We all had a key to her massive front door. But each night, once she believed we were all inside, she would apply the additional locks. I don’t recall a time-specific curfew, but we all knew she waited for us to get in before she would go to bed, which made midnight practicing at the music building problematic. She told us that we were to call her if we ever got to the house and found the door locked. No one wanted to make that call.

One night I missed the locking, which meant having to walk to campus to find a pre-cellular-phone. Instead, I elected to use the fire escape, which required the first ladder to get to the metal roof right outside her bedroom window and then climbing the second ladder to the window of my room. Unfortunately, I mistakenly thought I had the storm window locked open and when it slammed shut, the shattered glass made a terrible noise outside her window. I looked over the fire escape and saw her bedroom light come on. I climbed inside just in time to hear the bell ring and her call, “I’m coming up”. She never raised her voice, simply asking….

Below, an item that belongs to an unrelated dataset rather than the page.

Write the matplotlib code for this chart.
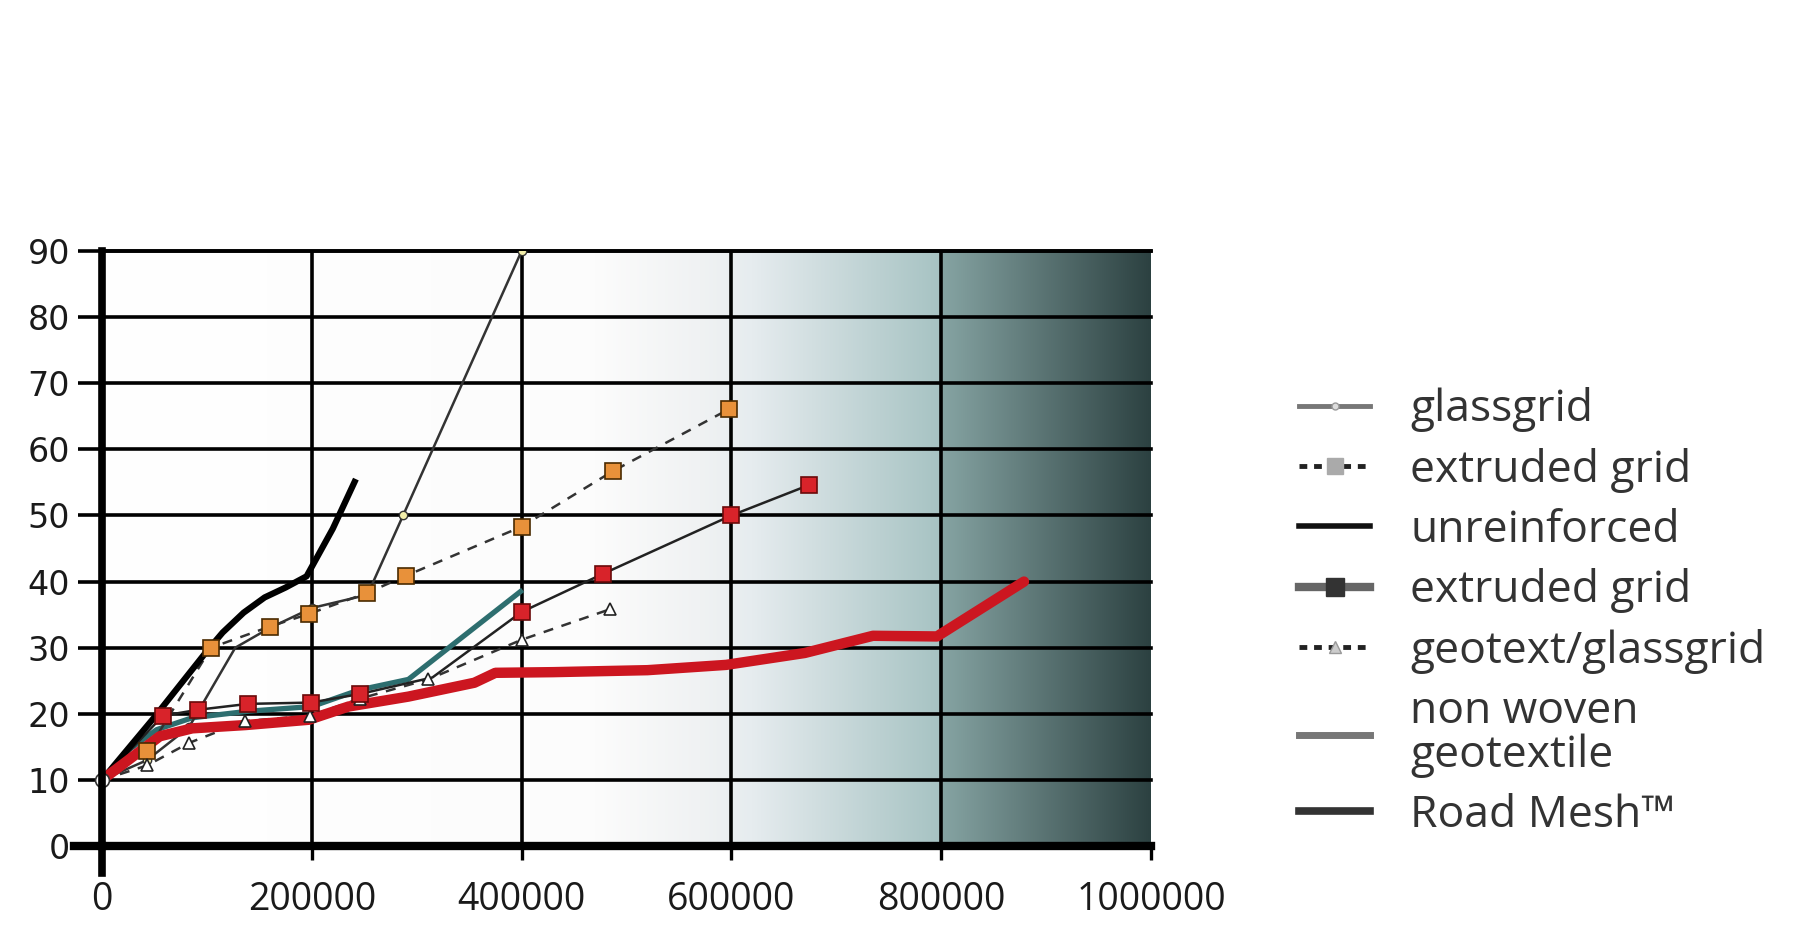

Why did you break my window?

Joan and I were dating by the time I moved into the house sophomore year. Miss Dagley liked Joan, especially since she was a vocal music major. Two of the five third floor guys would have girlfriends over. The other three didn’t want to put their friends through Miss Dagley’s unofficial approval process, which generally required only the first few conversation exchanges. Only the best for her boys, of course.

There was a studio apartment out the back of the house that was probably originally a summer kitchen or servant quarters. She would rent it to girls, but not to just one. She offered it to Joan, but when the second renter fell through, Miss Dagley helped her get a basement apartment down the street that provided extra income to a nice elderly couple. I spent more time in that basement than Joan spent in my attic.

Church and misc

Miss Dagley was Episcopalian. I never saw her church, although I would have loved to hear her sing. I learned two fun facts about this church. There were only six members (left). And because of her Packard story, I believe it was of a rural country variety. The reason she bought her Cadillac was because her previous car, a Packard, was so heavy that it once “sank” in her church parking lot.

I regret….

… that I never returned to visit. I learned of Miss Iva Dagley’s death from the lawyer’s response to my Christmas card. She had no family alive and the gossip, while we were there, was that it would all be left to her cat.